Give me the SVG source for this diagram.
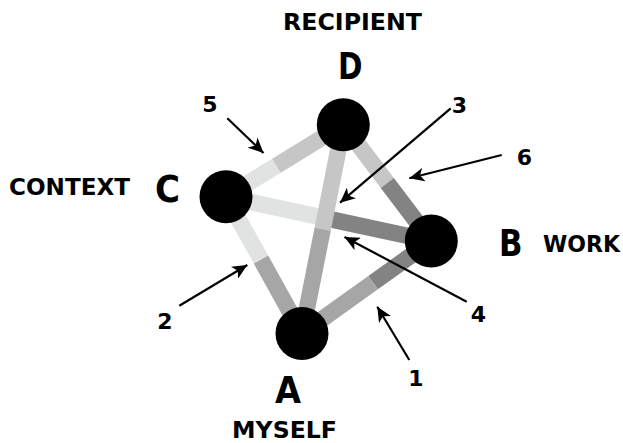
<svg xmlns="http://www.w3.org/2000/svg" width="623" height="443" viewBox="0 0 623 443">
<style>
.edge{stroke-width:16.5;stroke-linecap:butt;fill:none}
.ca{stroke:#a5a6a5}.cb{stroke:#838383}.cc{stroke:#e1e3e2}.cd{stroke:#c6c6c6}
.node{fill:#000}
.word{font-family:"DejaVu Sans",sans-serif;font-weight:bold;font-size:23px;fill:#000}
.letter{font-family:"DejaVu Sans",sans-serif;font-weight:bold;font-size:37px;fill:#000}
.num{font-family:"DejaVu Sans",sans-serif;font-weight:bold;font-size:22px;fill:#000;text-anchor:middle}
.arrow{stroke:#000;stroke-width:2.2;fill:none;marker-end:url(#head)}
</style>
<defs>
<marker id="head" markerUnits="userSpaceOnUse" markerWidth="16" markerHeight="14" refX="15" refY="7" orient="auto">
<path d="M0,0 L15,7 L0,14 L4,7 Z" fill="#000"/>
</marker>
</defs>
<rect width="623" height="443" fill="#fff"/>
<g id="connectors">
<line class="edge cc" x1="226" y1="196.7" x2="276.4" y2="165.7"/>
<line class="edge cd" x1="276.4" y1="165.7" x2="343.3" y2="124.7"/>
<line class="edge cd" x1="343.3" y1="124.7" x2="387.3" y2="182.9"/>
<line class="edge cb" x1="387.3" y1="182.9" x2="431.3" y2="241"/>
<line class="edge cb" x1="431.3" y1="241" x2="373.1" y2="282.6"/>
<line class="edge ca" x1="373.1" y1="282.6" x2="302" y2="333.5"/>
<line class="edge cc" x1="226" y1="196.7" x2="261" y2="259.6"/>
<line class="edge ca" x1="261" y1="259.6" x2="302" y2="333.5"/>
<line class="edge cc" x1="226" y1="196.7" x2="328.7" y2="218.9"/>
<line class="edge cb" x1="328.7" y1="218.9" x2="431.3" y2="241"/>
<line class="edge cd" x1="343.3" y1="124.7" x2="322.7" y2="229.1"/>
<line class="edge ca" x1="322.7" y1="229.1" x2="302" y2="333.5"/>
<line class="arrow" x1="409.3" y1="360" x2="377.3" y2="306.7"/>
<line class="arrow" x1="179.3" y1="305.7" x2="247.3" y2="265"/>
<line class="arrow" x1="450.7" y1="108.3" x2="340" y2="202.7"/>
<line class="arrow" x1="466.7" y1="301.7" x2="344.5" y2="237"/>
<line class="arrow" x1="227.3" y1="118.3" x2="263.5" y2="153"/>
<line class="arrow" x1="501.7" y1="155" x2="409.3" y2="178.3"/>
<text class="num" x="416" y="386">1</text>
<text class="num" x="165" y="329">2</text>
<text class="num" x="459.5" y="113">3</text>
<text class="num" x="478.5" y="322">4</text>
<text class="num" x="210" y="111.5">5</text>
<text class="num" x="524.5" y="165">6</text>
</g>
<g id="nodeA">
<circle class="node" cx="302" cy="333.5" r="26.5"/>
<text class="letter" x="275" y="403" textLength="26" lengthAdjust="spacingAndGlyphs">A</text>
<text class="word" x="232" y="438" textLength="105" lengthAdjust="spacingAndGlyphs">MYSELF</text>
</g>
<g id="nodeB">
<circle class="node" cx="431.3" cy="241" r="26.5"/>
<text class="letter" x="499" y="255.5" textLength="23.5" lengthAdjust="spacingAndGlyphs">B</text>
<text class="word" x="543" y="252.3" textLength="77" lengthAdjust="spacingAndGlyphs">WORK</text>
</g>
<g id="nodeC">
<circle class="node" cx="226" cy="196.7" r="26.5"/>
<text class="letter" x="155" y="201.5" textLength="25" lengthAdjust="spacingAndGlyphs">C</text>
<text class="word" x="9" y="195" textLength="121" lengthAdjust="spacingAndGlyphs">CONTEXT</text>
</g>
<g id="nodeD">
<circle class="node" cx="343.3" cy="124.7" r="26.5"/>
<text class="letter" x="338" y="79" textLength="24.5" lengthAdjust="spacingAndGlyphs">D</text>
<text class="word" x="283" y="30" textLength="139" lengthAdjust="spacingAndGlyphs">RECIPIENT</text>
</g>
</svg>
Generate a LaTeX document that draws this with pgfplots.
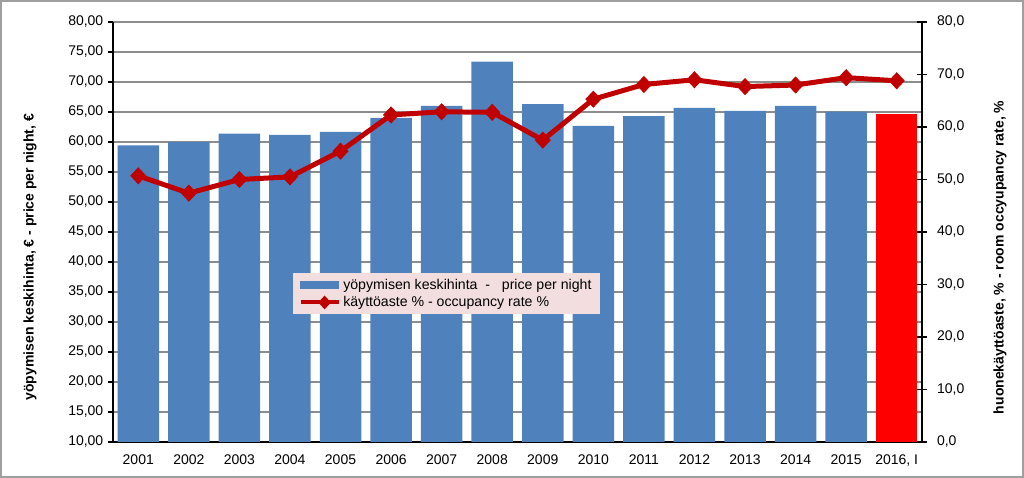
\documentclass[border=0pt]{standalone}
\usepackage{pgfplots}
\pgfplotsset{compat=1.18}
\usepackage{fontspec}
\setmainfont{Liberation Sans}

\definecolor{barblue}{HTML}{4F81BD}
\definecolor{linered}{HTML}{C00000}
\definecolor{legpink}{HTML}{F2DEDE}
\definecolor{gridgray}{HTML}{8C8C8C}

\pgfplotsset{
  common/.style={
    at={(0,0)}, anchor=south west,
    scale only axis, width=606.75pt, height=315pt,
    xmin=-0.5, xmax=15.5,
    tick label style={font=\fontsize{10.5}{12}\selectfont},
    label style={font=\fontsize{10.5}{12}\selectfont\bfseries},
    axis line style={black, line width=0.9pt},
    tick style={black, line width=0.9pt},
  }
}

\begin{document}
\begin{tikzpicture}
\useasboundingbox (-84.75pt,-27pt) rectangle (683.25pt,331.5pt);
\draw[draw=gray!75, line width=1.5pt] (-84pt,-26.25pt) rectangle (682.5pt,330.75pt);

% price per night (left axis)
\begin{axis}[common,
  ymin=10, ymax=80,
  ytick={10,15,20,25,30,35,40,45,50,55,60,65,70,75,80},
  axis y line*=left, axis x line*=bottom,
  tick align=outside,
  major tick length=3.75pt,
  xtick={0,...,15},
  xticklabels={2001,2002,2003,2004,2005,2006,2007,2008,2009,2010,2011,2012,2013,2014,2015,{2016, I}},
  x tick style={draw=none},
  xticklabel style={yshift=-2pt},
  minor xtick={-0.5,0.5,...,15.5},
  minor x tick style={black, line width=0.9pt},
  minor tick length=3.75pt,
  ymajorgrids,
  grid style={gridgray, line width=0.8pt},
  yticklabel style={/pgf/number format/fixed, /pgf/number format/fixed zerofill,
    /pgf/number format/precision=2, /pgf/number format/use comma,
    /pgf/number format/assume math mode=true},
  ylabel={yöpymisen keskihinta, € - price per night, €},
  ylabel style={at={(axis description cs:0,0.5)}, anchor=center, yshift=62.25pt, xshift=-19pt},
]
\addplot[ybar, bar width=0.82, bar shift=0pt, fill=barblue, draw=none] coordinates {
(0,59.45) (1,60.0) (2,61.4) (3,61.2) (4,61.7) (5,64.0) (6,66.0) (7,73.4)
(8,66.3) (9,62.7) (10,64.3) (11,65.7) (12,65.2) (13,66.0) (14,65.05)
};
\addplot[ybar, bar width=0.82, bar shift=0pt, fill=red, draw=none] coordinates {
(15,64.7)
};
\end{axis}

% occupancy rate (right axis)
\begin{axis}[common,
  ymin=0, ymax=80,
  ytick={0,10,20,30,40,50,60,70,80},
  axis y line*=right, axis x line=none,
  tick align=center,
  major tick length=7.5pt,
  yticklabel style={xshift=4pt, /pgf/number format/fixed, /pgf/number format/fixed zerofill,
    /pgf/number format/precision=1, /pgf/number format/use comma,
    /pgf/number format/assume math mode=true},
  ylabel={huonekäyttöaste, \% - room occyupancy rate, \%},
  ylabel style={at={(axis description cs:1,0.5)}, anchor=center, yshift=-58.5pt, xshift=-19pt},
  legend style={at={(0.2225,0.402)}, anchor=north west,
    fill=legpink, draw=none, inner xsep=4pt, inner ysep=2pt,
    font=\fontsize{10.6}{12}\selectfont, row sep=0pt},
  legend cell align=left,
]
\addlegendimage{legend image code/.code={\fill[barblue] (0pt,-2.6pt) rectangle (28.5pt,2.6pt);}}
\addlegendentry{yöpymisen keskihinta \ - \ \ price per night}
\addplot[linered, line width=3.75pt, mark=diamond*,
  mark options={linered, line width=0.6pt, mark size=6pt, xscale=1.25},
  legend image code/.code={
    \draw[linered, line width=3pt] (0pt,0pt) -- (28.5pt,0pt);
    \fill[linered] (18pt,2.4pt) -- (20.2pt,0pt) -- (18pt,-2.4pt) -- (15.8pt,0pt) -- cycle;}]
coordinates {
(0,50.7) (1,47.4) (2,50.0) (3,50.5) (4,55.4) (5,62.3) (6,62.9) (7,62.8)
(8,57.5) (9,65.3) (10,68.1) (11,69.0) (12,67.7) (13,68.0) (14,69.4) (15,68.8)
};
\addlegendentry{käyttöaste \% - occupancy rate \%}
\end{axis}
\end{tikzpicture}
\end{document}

**THE TASK:** Among the records above, locate the line containing "Generate a LaTeX" and the line containing "(-84pt,-26.25pt) rectangle (682.5pt,330.75pt);", then transcribe exactly the lines starting at the first and ending at the second, with no pictures.

**RESPONSE BELOW:**
Generate a LaTeX document that draws this with pgfplots.
\documentclass[border=0pt]{standalone}
\usepackage{pgfplots}
\pgfplotsset{compat=1.18}
\usepackage{fontspec}
\setmainfont{Liberation Sans}

\definecolor{barblue}{HTML}{4F81BD}
\definecolor{linered}{HTML}{C00000}
\definecolor{legpink}{HTML}{F2DEDE}
\definecolor{gridgray}{HTML}{8C8C8C}

\pgfplotsset{
  common/.style={
    at={(0,0)}, anchor=south west,
    scale only axis, width=606.75pt, height=315pt,
    xmin=-0.5, xmax=15.5,
    tick label style={font=\fontsize{10.5}{12}\selectfont},
    label style={font=\fontsize{10.5}{12}\selectfont\bfseries},
    axis line style={black, line width=0.9pt},
    tick style={black, line width=0.9pt},
  }
}

\begin{document}
\begin{tikzpicture}
\useasboundingbox (-84.75pt,-27pt) rectangle (683.25pt,331.5pt);
\draw[draw=gray!75, line width=1.5pt] (-84pt,-26.25pt) rectangle (682.5pt,330.75pt);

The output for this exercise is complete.